Okinawa and the Ryukyu Islands were next to be defeated. Looks were deceiving on the first day, as Householder mistakenly believed his unit would be on Okinawa for just a week.

The Deadeye Division landed on Okinawa on Easter Sunday, which also happened to be April 1.

The landing was unopposed and a beachhead was established.

The division, two days later, advanced to Kakazu Ridge.

"There were miles and miles of tunnels," recalled Householder.

His division ultimately became trapped on the ridge and more than 150 men in the unit died there, leaving just 55.

Gunfire and mortar erupted around them, but at nightfall four days into their stand they were able to escape the bloodshed under the cover of darkness.

Navy Intelligence Officer Frank B. Gibney, on record, said, "For the next two weeks the war settled down to the most bitter, ruthless kind of hand-to-hand fighting, as GIs and Marines desperately tried to claw their way up heavily defended rocky escarpments.

"The advancing troops were exposed not merely to constant mortar, machine gun and rifle fire, but they took a pounding from General Wada's artillery.

"It was the worst fighting of the Pacific war, its sustained intensity surpassing event the brutal combat of Tarawa, Peleliu and Iwo Jima."

General Mitsuru Ushijima of Japan's 32nd Army had ordered his soldiers "to defend to the last man."

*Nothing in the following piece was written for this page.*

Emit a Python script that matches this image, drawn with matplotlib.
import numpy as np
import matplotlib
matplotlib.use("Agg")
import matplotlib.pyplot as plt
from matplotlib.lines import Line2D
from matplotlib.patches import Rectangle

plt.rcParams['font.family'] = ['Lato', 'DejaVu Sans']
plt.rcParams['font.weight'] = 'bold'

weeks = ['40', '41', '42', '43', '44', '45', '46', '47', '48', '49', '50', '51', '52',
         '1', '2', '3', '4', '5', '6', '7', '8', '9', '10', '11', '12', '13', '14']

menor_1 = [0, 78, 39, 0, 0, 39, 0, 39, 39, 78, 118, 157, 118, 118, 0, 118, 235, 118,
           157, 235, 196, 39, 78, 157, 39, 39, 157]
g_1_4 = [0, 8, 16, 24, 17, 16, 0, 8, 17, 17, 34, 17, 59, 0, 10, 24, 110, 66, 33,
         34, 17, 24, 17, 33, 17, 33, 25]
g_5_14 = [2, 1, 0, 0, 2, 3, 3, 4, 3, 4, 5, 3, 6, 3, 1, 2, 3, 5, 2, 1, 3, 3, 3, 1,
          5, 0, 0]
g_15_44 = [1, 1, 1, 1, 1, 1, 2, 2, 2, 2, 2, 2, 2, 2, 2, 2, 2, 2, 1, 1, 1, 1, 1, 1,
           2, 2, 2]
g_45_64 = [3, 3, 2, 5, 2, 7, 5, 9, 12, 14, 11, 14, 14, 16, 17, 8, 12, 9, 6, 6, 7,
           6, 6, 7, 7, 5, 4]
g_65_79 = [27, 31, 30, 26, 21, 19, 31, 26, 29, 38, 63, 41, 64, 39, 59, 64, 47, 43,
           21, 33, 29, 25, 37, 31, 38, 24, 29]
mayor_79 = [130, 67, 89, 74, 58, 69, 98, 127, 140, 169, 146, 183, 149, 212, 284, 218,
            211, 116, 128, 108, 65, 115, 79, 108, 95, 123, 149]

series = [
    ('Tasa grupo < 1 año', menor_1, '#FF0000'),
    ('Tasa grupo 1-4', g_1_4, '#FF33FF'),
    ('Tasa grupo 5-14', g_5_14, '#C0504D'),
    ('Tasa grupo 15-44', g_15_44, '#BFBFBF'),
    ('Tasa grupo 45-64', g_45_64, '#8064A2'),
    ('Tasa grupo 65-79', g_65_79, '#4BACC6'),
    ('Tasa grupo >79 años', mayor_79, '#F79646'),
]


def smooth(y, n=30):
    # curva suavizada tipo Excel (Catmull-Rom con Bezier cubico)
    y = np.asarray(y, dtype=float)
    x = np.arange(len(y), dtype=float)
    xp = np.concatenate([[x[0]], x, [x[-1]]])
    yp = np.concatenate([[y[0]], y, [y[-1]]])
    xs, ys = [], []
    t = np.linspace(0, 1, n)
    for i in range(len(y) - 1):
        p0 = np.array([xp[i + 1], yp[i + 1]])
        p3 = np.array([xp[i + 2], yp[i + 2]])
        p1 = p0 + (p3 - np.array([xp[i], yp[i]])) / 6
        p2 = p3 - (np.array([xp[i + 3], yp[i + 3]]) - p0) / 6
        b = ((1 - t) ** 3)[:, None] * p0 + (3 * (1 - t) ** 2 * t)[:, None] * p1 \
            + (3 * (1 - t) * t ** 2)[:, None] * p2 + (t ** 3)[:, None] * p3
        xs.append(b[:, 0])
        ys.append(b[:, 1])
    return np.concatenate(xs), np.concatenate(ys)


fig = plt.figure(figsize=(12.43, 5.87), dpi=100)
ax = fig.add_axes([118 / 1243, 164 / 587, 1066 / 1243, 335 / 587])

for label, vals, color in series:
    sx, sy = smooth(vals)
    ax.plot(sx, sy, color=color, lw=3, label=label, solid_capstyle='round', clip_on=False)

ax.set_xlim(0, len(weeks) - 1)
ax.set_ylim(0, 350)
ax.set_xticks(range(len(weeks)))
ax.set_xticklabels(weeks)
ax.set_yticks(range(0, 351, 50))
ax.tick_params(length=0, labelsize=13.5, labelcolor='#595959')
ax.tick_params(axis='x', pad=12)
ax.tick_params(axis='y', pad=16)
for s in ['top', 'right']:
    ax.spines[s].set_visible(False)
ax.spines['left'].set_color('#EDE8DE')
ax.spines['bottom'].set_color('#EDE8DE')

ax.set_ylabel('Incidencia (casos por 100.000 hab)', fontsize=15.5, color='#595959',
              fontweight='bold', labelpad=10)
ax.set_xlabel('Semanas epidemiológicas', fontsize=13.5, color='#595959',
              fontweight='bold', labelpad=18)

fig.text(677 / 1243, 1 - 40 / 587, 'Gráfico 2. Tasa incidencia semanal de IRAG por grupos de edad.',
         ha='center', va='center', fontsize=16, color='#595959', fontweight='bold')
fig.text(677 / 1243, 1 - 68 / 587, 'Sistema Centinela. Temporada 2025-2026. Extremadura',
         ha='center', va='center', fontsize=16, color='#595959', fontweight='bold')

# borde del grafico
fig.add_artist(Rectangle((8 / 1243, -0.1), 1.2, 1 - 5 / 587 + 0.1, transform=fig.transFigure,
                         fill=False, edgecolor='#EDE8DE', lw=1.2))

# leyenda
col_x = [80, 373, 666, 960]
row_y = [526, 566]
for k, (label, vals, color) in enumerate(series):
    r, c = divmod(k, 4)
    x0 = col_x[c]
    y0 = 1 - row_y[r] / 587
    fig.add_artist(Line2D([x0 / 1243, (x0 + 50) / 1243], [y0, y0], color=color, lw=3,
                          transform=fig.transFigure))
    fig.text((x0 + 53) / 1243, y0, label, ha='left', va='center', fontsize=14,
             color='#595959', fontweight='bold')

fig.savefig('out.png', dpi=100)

Householder said more than 250 tons of grenades were thrown during "Operation Iceburg."

Lt. General Simon Buckner was killed just six hours before the battle of Okinawa ended. Householder said a colonel also died on that final day, June 11, when Ushijima's defensive stronghold was taken.

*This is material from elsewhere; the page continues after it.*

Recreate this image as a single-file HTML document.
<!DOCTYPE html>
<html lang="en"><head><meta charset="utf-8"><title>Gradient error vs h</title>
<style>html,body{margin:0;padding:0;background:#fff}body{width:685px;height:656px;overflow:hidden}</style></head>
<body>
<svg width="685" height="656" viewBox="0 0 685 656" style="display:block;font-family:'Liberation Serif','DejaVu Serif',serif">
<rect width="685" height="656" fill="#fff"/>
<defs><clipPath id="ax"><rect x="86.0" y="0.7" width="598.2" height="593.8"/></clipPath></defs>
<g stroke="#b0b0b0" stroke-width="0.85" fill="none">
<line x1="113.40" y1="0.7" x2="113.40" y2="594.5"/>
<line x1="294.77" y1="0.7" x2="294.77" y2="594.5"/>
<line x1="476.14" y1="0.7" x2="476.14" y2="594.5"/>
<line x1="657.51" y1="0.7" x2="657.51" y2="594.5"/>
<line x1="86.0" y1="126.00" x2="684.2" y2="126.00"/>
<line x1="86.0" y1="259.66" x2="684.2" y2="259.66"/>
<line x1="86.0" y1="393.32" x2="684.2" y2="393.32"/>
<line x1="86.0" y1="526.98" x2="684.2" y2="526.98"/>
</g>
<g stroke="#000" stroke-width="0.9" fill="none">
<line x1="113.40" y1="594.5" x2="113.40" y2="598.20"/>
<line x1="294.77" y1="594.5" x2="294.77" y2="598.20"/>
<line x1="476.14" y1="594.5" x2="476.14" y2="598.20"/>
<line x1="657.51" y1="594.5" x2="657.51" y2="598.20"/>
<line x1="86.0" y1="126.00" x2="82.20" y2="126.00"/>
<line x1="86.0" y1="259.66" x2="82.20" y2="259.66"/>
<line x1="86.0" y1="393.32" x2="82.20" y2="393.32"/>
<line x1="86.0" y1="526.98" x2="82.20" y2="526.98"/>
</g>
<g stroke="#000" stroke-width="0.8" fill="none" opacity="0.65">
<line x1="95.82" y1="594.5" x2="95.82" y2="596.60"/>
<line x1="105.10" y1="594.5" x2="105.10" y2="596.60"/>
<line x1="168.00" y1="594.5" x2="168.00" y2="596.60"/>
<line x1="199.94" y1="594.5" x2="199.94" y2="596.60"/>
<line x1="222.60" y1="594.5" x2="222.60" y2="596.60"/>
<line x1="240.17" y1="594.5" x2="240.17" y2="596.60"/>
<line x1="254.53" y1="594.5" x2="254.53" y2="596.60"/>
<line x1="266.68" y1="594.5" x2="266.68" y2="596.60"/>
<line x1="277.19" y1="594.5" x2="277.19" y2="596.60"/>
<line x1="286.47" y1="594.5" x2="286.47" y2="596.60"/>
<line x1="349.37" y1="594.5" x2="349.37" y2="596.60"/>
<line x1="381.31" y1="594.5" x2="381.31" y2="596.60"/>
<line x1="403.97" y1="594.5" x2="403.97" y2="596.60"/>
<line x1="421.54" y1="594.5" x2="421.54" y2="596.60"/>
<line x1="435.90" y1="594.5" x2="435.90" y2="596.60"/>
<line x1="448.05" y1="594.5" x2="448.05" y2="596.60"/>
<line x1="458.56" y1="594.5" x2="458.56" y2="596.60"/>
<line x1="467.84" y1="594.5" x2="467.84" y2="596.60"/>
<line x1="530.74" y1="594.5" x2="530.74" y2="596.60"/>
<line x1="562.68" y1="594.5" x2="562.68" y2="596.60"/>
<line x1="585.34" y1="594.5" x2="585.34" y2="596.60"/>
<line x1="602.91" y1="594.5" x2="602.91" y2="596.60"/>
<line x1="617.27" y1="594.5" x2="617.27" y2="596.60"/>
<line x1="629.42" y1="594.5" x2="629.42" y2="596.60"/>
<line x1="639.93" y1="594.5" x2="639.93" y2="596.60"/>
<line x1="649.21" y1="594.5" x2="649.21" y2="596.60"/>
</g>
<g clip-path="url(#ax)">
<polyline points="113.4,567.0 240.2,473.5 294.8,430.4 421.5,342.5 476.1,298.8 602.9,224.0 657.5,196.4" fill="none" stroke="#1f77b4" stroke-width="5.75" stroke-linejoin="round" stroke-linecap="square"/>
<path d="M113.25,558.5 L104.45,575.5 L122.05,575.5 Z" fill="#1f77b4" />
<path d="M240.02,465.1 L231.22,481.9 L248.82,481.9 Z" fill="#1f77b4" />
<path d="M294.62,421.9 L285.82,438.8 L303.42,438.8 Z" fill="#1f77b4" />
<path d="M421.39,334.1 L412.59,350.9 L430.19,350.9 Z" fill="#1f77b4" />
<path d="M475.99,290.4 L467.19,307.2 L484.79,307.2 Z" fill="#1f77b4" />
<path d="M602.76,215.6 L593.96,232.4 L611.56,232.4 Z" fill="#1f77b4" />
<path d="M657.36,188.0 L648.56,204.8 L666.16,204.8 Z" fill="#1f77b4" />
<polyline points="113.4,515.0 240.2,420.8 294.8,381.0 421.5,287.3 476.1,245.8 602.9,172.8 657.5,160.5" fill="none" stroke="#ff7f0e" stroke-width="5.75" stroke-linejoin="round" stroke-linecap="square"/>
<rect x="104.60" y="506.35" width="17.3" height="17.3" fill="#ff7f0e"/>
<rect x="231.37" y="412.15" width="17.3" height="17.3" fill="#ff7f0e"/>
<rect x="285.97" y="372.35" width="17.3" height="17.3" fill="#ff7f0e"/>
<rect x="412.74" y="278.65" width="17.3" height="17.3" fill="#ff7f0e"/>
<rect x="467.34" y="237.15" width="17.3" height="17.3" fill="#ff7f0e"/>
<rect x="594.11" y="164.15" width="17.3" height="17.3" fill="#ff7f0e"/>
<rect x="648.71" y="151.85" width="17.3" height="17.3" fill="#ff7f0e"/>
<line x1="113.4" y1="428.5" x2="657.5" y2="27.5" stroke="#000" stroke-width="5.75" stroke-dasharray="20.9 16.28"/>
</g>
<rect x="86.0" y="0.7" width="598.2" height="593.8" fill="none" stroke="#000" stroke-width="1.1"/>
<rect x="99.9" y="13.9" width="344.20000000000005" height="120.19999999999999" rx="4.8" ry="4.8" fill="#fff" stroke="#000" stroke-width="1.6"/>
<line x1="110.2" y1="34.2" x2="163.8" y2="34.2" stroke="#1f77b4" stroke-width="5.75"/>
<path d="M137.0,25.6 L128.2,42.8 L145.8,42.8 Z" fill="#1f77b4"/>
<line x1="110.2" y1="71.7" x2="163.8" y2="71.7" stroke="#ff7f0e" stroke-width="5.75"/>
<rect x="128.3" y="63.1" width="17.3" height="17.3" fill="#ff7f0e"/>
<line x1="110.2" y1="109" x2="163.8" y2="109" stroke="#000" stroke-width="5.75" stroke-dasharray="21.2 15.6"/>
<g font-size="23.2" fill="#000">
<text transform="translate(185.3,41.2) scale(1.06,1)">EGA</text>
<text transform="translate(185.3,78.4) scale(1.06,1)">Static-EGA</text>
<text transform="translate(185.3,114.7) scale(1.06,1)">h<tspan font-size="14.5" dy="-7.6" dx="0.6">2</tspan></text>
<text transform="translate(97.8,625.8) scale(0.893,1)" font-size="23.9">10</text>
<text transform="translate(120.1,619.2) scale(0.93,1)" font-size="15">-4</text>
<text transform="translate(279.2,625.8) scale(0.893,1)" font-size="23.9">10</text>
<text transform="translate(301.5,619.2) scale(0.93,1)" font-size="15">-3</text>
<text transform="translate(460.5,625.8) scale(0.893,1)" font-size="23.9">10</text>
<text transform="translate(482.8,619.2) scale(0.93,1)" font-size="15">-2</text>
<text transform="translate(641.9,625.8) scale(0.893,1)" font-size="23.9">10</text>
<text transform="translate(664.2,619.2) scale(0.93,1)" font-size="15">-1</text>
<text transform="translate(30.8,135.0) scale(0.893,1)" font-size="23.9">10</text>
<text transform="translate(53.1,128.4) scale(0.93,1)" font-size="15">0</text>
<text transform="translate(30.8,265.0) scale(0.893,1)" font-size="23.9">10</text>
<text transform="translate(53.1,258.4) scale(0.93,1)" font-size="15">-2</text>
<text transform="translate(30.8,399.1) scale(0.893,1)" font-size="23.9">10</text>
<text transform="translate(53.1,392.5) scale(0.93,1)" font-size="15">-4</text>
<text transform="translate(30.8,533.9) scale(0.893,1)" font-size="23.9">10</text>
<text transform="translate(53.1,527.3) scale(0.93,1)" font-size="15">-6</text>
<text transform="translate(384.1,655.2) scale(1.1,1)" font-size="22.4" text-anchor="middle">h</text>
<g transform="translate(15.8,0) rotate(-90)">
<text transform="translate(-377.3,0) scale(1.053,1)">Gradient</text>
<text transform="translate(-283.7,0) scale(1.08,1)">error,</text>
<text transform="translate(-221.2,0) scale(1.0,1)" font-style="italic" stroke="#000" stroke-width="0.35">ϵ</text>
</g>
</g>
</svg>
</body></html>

The Japanese were burned out of the caves with streams of napalm.

Honoring the Deadeye Division

Householder said he was proud to be among the brave men to battle the Japanese.

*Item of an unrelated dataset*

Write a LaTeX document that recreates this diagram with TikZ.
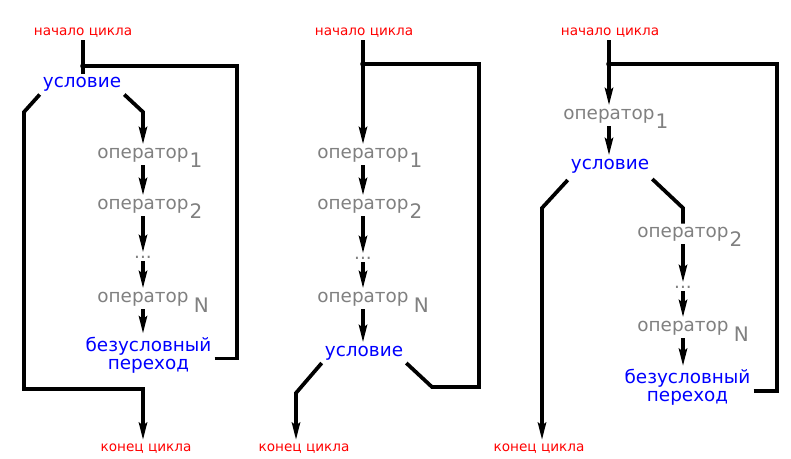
\documentclass[tikz,border=0pt]{standalone}
\usepackage{fontspec}
\setmainfont{DejaVu Sans}
\usetikzlibrary{arrows.meta,calc}
\newcommand\opsub[1]{\smash{\rlap{\kern0.8pt\raisebox{-7pt}{\fontsize{15pt}{15pt}\selectfont #1}}}}
\newcommand\opsubN[1]{\smash{\rlap{\kern4pt\raisebox{-8pt}{\fontsize{15pt}{15pt}\selectfont #1}}}}
\begin{document}
\begin{tikzpicture}[x=0.75pt,y=-0.75pt,
  line width=2.8pt,
  every node/.style={inner sep=1pt,anchor=base},
  lbl/.style={text=red,font=\fontsize{10.2pt}{12pt}\selectfont},
  cnd/.style={text=blue,font=\fontsize{13.8pt}{13.5pt}\selectfont},
  opr/.style={text={rgb,255:red,128;green,128;blue,128},font=\fontsize{13.8pt}{14pt}\selectfont},
  jmp/.style={cnd,align=center,anchor=center},
  arr/.style={-{Stealth[length=13pt,width=6pt,inset=2pt]}},
  jdot/.style={fill=black}]
\fill[white] (0,0) rectangle (791,458);
\useasboundingbox (0,0) rectangle (791,458);

% ---------- diagram 1 ----------
\node[lbl] (s1) at (83,35) {начало цикла};
\node[cnd] (c1) at (82,87.5) {условие};
\node[opr] (o11) at (143,158) {оператор\opsub{1}};
\node[opr] (o12) at (143,209) {оператор\opsub{2}};
\node[opr] (d1) at (143,258) {...};
\node[opr] (o1n) at (143,302) {оператор\opsubN{N}};
\node[jmp] (b1) at (148.5,355) {безусловный\\переход};
\node[lbl] (e1) at (146,451) {конец цикла};
\coordinate (j1) at (83,66);
\coordinate (r1) at (143,112);
\coordinate (l1) at (24,112);
\coordinate (m1) at (24,389);
\coordinate (n1) at (143,389);
\coordinate (k1) at (237,66);

\draw (s1.south) -- (s1.south |- c1.north);
\fill[jdot] (j1) circle (2.8);
\draw[arr] (c1.south east) -- (r1) -- (o11.north);
\draw[arr] (o11.south) -- (o12.north);
\draw[arr] (o12.south) -- (d1.north);
\draw[arr] (d1.south) -- (o1n.north);
\draw[arr] (o1n.south) -- (o1n.south |- b1.north);
\draw ($(b1.east)+(0,3.5)$) -| (k1) -- (j1);
\draw[arr] (c1.south west) -- (l1) -- (m1) -- (n1) -- (n1 |- e1.north);

% ---------- diagram 2 ----------
\node[lbl] (s2) at (364,35) {начало цикла};
\node[opr] (o21) at (363,158) {оператор\opsub{1}};
\node[opr] (o22) at (363,209) {оператор\opsub{2}};
\node[opr] (d2) at (363,259) {...};
\node[opr] (o2n) at (363,302) {оператор\opsubN{N}};
\node[cnd] (c2) at (364,356) {условие};
\node[lbl] (e2) at (304,451) {конец цикла};
\coordinate (j2) at (363,64);
\coordinate (l2) at (296,393);
\coordinate (r2) at (432,387);
\coordinate (k2) at (479,64);

\draw[arr] (o21.north |- s2.south) -- (o21.north);
\fill[jdot] (j2) circle (2.8);
\draw[arr] (o21.south) -- (o22.north);
\draw[arr] (o22.south) -- (d2.north);
\draw[arr] (d2.south) -- (o2n.north);
\draw[arr] (o2n.south) -- (o2n.south |- c2.north);
\draw[arr] (c2.south west) -- (l2) -- (l2 |- e2.north);
\draw (c2.south east) -- (r2) -| (k2) -- (j2);

% ---------- diagram 3 ----------
\node[lbl] (s3) at (610,35) {начало цикла};
\node[opr] (o31) at (609,119) {оператор\opsub{1}};
\node[cnd] (c3) at (610,169) {условие};
\node[opr] (o32) at (683,237) {оператор\opsub{2}};
\node[opr] (d3) at (683,288) {...};
\node[opr] (o3n) at (683,331) {оператор\opsubN{N}};
\node[jmp] (b3) at (687.5,387.5) {безусловный\\переход};
\node[lbl] (e3) at (539,451) {конец цикла};
\coordinate (j3) at (609,64);
\coordinate (l3) at (542,208);
\coordinate (r3) at (683,208);
\coordinate (k3) at (777,64);

\draw[arr] (o31.north |- s3.south) -- (o31.north);
\fill[jdot] (j3) circle (2.8);
\draw[arr] (o31.south) -- (o31.south |- c3.north);
\draw[arr] ($(c3.south west)+(0,4)$) -- (l3) -- (l3 |- e3.north);
\draw ($(c3.south east)+(0,3)$) -- (r3) -- (o32.north);
\draw[arr] (o32.south) -- (d3.north);
\draw[arr] (d3.south) -- (o3n.north);
\draw[arr] (o3n.south) -- (o3n.south |- b3.north);
\draw ($(b3.east)+(0,3.5)$) -| (k3) -- (j3);
\end{tikzpicture}
\end{document}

He was awarded the Purple Heart after a mortar exploded in front of him, riddling him with shrapnel. Some of that shrapnel is still in his body.

"I still read a lot of lips," he said of his hearing loss, noting he is pleased technology has advanced so that he can hear better with the use of a hearing aid.

Householder was also the recipient of two Bronze Stars for his bravery and courage, as well as a double cluster.

Sadly, his medals have been stolen three different times.

In January 2001 the Deadeye Division became one of just four Army divisions awarded the Presidential Unit Citation for heroic action in WWII.

Life after the war

Householder returned to the Yakima Valley shortly after the war. His family settled on a farm near Sunnyside and he raised his sons Leroy and Alan, who both live here.

He grew grape, apple and cherry crops.

"It's all the good-eatin' stuff," said Householder.

In 1957 he stopped farming. He worked in construction and owned a barber shop that sat where Valley View Market is now located.

Householder, who was born in 1925, splits his time between Sunnyside and Ellensburg. "We have family in both towns," he said.

Householder, tearing up, credited his wife, Pairlee, and her patience for helping him share his story.

It has been with her encouragement that he joined the Disabled Veterans Association and another veterans organization in Ellensburg.

Householder said it is the interactions with fellow veterans that he enjoys.

Mrs. Householder said she encouraged him to share his story and to seek the recognition he deserved.

"He is my angel...he is the best person I know," she said, looking at him with adoration in her face.